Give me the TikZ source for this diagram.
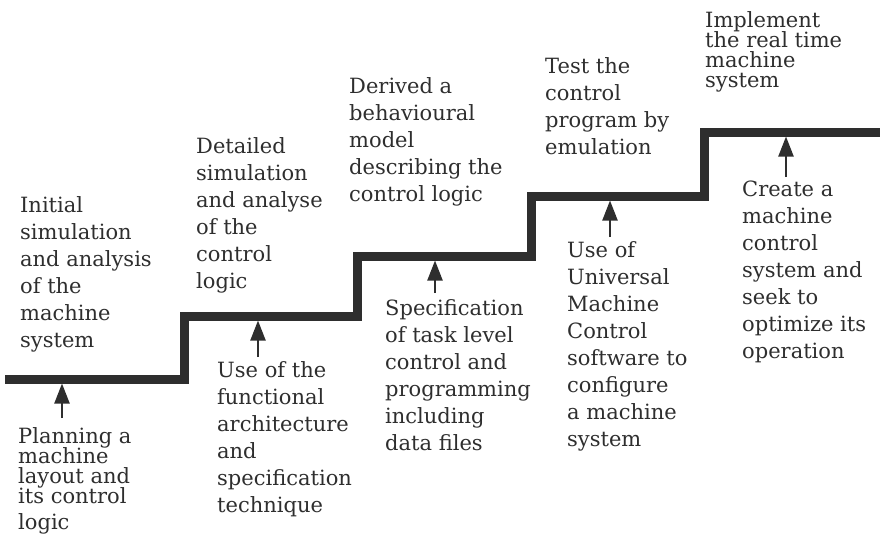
\documentclass[tikz,border=0pt]{standalone}
\usepackage{fontspec}
\setmainfont{DejaVu Serif}
\usetikzlibrary{arrows.meta}
\definecolor{ink}{HTML}{2E2E2E}
\begin{document}
\begin{tikzpicture}[x=1pt,y=-1pt,
  lbl/.style={anchor=north west, inner sep=0pt, align=left, text=ink,
    font=\fontsize{21}{27}\selectfont},
  tight/.style={font=\fontsize{21}{20}\selectfont},
  stair/.style={draw=ink, line width=9pt, miter limit=10},
  up/.style={draw=ink, line width=2.2pt, -{Triangle[width=15pt,length=20pt]}}]
\lineskiplimit=-50pt\relax
\useasboundingbox (0,0) rectangle (880,541);
% staircase
\draw[stair] (5,379) -- (184,379) -- (184,316) -- (357,316) -- (357,256)
  -- (531,256) -- (531,196) -- (704,196) -- (704,132) -- (880,132);
\coordinate (t1) at (62,383.5);
\coordinate (t2) at (258,320.5);
\coordinate (t3) at (435,260.5);
\coordinate (t4) at (610,200.5);
\coordinate (t5) at (786,136.5);
% labels above
\node[lbl] (a1) at (20,196) {Initial\\simulation\\and analysis\\of the\\machine\\system};
\node[lbl] (a2) at (196,137) {Detailed\\simulation\\and analyse\\of the\\control\\logic};
\node[lbl] (a3) at (349,77) {Derived a\\behavioural\\model\\describing the\\control logic};
\node[lbl] (a4) at (545,57) {Test the\\control\\program by\\emulation};
\node[lbl,tight] (a5) at (705,11) {Implement\\the real time\\machine\\system};
% labels below
\node[lbl,tight] (b1) at (18,427) {Planning a\\machine\\layout and\\its control\\[6pt]logic};
\node[lbl] (b2) at (217,361) {Use of the\\functional\\architecture\\and\\specification\\technique};
\node[lbl] (b3) at (385,299) {Specification\\of task level\\control and\\programming\\including\\data files};
\node[lbl] (b4) at (567,241) {Use of\\Universal\\Machine\\Control\\software to\\configure\\a machine\\system};
\node[lbl] (b5) at (742,181) {Create a\\machine\\control\\system and\\seek to\\optimize its\\operation};
% arrows
\draw[up] (b1.north -| t1) ++(0,-9) -- (t1);
\draw[up] (b2.north -| t2) ++(0,-4) -- (t2);
\draw[up] (b3.north -| t3) ++(0,-6) -- (t3);
\draw[up] (b4.north -| t4) ++(0,-4) -- (t4);
\draw[up] (b5.north -| t5) ++(0,-4) -- (t5);
\end{tikzpicture}
\end{document}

--- Job ---
Omit every picture while copying the listing above exactly.

--- Solution for this problem ---
Give me the TikZ source for this diagram.
\documentclass[tikz,border=0pt]{standalone}
\usepackage{fontspec}
\setmainfont{DejaVu Serif}
\usetikzlibrary{arrows.meta}
\definecolor{ink}{HTML}{2E2E2E}
\begin{document}
\begin{tikzpicture}[x=1pt,y=-1pt,
  lbl/.style={anchor=north west, inner sep=0pt, align=left, text=ink,
    font=\fontsize{21}{27}\selectfont},
  tight/.style={font=\fontsize{21}{20}\selectfont},
  stair/.style={draw=ink, line width=9pt, miter limit=10},
  up/.style={draw=ink, line width=2.2pt, -{Triangle[width=15pt,length=20pt]}}]
\lineskiplimit=-50pt\relax
\useasboundingbox (0,0) rectangle (880,541);
% staircase
\draw[stair] (5,379) -- (184,379) -- (184,316) -- (357,316) -- (357,256)
  -- (531,256) -- (531,196) -- (704,196) -- (704,132) -- (880,132);
\coordinate (t1) at (62,383.5);
\coordinate (t2) at (258,320.5);
\coordinate (t3) at (435,260.5);
\coordinate (t4) at (610,200.5);
\coordinate (t5) at (786,136.5);
% labels above
\node[lbl] (a1) at (20,196) {Initial\\simulation\\and analysis\\of the\\machine\\system};
\node[lbl] (a2) at (196,137) {Detailed\\simulation\\and analyse\\of the\\control\\logic};
\node[lbl] (a3) at (349,77) {Derived a\\behavioural\\model\\describing the\\control logic};
\node[lbl] (a4) at (545,57) {Test the\\control\\program by\\emulation};
\node[lbl,tight] (a5) at (705,11) {Implement\\the real time\\machine\\system};
% labels below
\node[lbl,tight] (b1) at (18,427) {Planning a\\machine\\layout and\\its control\\[6pt]logic};
\node[lbl] (b2) at (217,361) {Use of the\\functional\\architecture\\and\\specification\\technique};
\node[lbl] (b3) at (385,299) {Specification\\of task level\\control and\\programming\\including\\data files};
\node[lbl] (b4) at (567,241) {Use of\\Universal\\Machine\\Control\\software to\\configure\\a machine\\system};
\node[lbl] (b5) at (742,181) {Create a\\machine\\control\\system and\\seek to\\optimize its\\operation};
% arrows
\draw[up] (b1.north -| t1) ++(0,-9) -- (t1);
\draw[up] (b2.north -| t2) ++(0,-4) -- (t2);
\draw[up] (b3.north -| t3) ++(0,-6) -- (t3);
\draw[up] (b4.north -| t4) ++(0,-4) -- (t4);
\draw[up] (b5.north -| t5) ++(0,-4) -- (t5);
\end{tikzpicture}
\end{document}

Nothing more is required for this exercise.